From a male viewer in Iran: “[Former President] Ayatollah [Akbar Hashemi] Rafsanjani says the man with the best political reputation in the world is [Ayatollah Ruhollah] Khomeini, [the man who led Iran’s 1979 Islamic revolution and served as country’s Supreme Leader until his death 10 years later.] However, Mr. Rafsanjani ignores leaders such as Nelson Mandela, Martin Luther King, [Mahatma] Gandhi and [former Iranian Prime Minister] Mohammed Mossadegh. These men weren’t out to better their own lives. Instead they tried to make better lives for the people of their nations. And they were always truthful. Mr. Rafsanjani calls someone who ignored economics and made empty promises as the man with the best reputation in politics? Those who ride a high horse should beware of taking a great fall.”
From Hossein Alizadeh, Communications Coordinator for the New York-based International Gay and Lesbian Human Rights Commission: “Thank you so very much for having me on the show [Late Edition, December 21]. It was a great program and you asked wonderful questions. I hope the segment creates more awareness in your audience about sexual rights. Have a wonderful new year and happy holidays.”
From Ahmad Karimi-Hakkak, Director, The Roshan Cultural Heritage Institute, Center for Persian Studies, University of Maryland: “Thanks for hosting me on your show today [Today’s Woman, December 21]. I enjoyed being your guest and I loved the intimate, informal tone your program has established for itself.”
From a male viewer in Iran: “VOA had a good program about Iranian refugees and their problems in countries like Turkey. However, please picture two million people – mostly young people – who want to become refugees. They can provide a good work force for Europe, the USA and other countries, and it is cheaper to accommodate refugees than it is to pay for support carriers and battle ships in the Persian Gulf (or Arabian Gulf or Basra Gulf, depending on your point of view). Please find a way, because [with the cold war over], we need a new way for people to gain refuge in the free world.”
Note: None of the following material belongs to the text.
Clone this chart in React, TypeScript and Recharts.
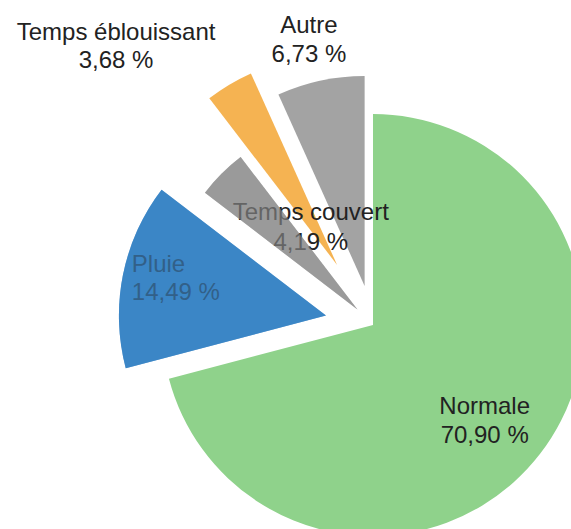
import React from 'react';
import { PieChart, Pie, Cell, Sector } from 'recharts';

// ---- data ----
const categories = ['Normale', 'Pluie', 'Temps couvert', 'Temps éblouissant', 'Autre'];
const shares = [70.9, 14.49, 4.19, 3.68, 6.73];

// ---- styles / layout ----
const colors = ['#8fd28b', '#3b86c6', '#9a9a9a', '#f5b352', '#a3a3a3'];
const explode = [0, 48, 22, 70, 40];
const radii = [211, 207, 192, 210, 210];
const CENTER_X = 373;
const CENTER_Y = 325;
const labelDist = [143, 199, 101, 315, 259];
const labelShift = [-1, -1.4, -17.5, 13.7, 0.3];
const labelAnchor = ['middle', 'start', 'middle', 'middle', 'middle'];
const labelGap = [29, 28, 30, 28, 29];
const labelVeil = [0, 0.62, 0.55, 0, 0];

const RAD = Math.PI / 180;
const total = shares.reduce((a, b) => a + b, 0);
const fmt = (v: number) => v.toFixed(2).replace('.', ',') + ' %';

const slices = shares.map((v, i) => {
  const before = shares.slice(0, i).reduce((a, b) => a + b, 0);
  const start = 90 - (before / total) * 360;
  const end = 90 - ((before + v) / total) * 360;
  const mid = (start + end) / 2;
  return {
    name: categories[i],
    value: v,
    start,
    end,
    cx: CENTER_X + explode[i] * Math.cos(mid * RAD),
    cy: CENTER_Y - explode[i] * Math.sin(mid * RAD),
  };
});

const makeLabel = (i: number) => (props: any) => {
  const { cx, cy, midAngle, outerRadius, startAngle, endAngle } = props;
  const a = (midAngle + labelShift[i]) * RAD;
  const x = cx + labelDist[i] * Math.cos(a);
  const y = cy - labelDist[i] * Math.sin(a);
  return (
    <g>
      <text
        x={x}
        y={y}
        textAnchor={labelAnchor[i] as any}
        fontFamily="'Liberation Sans', Arial, sans-serif"
        fontSize={24}
        fill="#222222"
      >
        <tspan x={x} y={y}>{categories[i]}</tspan>
        <tspan x={x} y={y + labelGap[i]}>{fmt(shares[i])}</tspan>
      </text>
      {labelVeil[i] > 0 ? (
        <Sector
          cx={cx}
          cy={cy}
          innerRadius={0}
          outerRadius={outerRadius}
          startAngle={startAngle}
          endAngle={endAngle}
          fill={colors[i]}
          fillOpacity={labelVeil[i]}
          stroke="none"
        />
      ) : null}
    </g>
  );
};

export default function App() {
  return (
    <div style={{ position: 'absolute', left: 0, top: 0, background: '#fff' }}>
      <PieChart width={571} height={529} margin={{ top: 0, right: 0, bottom: 0, left: 0 }}>
        {slices.map((s, i) => (
          <Pie
            key={s.name}
            data={[s]}
            dataKey="value"
            nameKey="name"
            cx={s.cx}
            cy={s.cy}
            innerRadius={0}
            outerRadius={radii[i]}
            startAngle={s.start}
            endAngle={s.end}
            stroke="none"
            isAnimationActive={false}
            labelLine={false}
            label={makeLabel(i)}
          >
            <Cell fill={colors[i]} />
          </Pie>
        ))}
      </PieChart>
    </div>
  );
}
From another male viewer in Iran: “I think your programs are helpful and are well established among many Iranian families. VOA is seriously recognized now as an objective news-analysis media. Soon, along with Radio Farda, VOA will fill the vacuum of BBC radio, which has lost its previous status. As an Iranian who is familiar with domestic and foreign media, and is following Iranian and global political and cultural events on a daily basis, I give a very good rating to VOA, with its roundtable discussions, news and even history programs about influential people such as George Washington, Abraham Lincoln...is effective in increasing the level of knowledge in your Farsi speaking audience.”
One young viewer in Iran wanted advice: “I went to the Embassy of France this morning and asked for an appointment, but was told to come back in two weeks. I don’t have a passport because I haven’t yet finished my [compulsory] military service – so I don’t have a passport and cannot request a visa. I don’t know how to leave the country. I don’t know what to do now.”
From a fan of Late Edition host Luna Shadzi: “What a great show you had tonight. It was so good that it made me e-mail you again and give you back the energy you gave me.”
From a young viewer in Iran: “Thanks to the Late Edition team, with a special thanks to Mrs. SHAD [anchor Luna Shadzi] and especially the excellent performance of [New York arts and entertainment correspondent] Behnam Nateghi.”